The first bottleneck is memory consumption. As the number of cloned objects grows, the system uses more memory. Cloning many complex objects can cause high memory use and slow garbage collection. This leads to slower performance and possible crashes.

Scaling Solutions
  • Object Pooling: Reuse cloned objects instead of creating new ones to reduce memory use.
  • Lazy Cloning: Clone only parts of the object when needed, not the whole object upfront.
  • Prototype Simplification: Reduce object complexity to lower cloning cost.
  • Horizontal Scaling: Distribute cloning workload across multiple servers or processes.
  • Memory Optimization: Use efficient data structures and avoid deep cloning if possible.
Back-of-Envelope Cost Analysis

Assuming each object clone uses about 1 KB of memory:

  • 100 objects -> ~100 KB memory, negligible CPU cloning time.
  • 10,000 objects -> ~10 MB memory, cloning still fast.
  • 1,000,000 objects -> ~1 GB memory, cloning CPU time noticeable, GC pressure.
  • 100,000,000 objects -> ~100 GB memory, cloning slows down, system likely unstable without optimization.

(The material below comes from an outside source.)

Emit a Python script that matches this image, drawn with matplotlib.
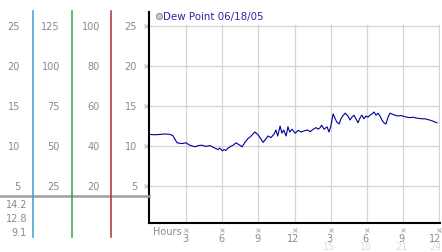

Cloning speed depends on object complexity; simple shallow clones are faster than deep clones.

Interview Tip

When discussing prototype pattern scalability, start by explaining how cloning improves creation speed. Then identify memory as the main bottleneck as scale grows. Discuss solutions like object pooling and lazy cloning. Finally, mention horizontal scaling and memory optimization to handle very large scales.

Self Check

Your system clones objects at 1000 QPS. Traffic grows 10x to 10,000 QPS. What do you do first?

Answer: First, implement object pooling or lazy cloning to reduce memory and CPU overhead per clone. This helps handle increased load without immediate hardware scaling.

Key Result
Prototype pattern scales well for fast object creation at small to medium scale, but memory use and cloning overhead become bottlenecks at large scale. Optimizations like object pooling and lazy cloning are key to scaling.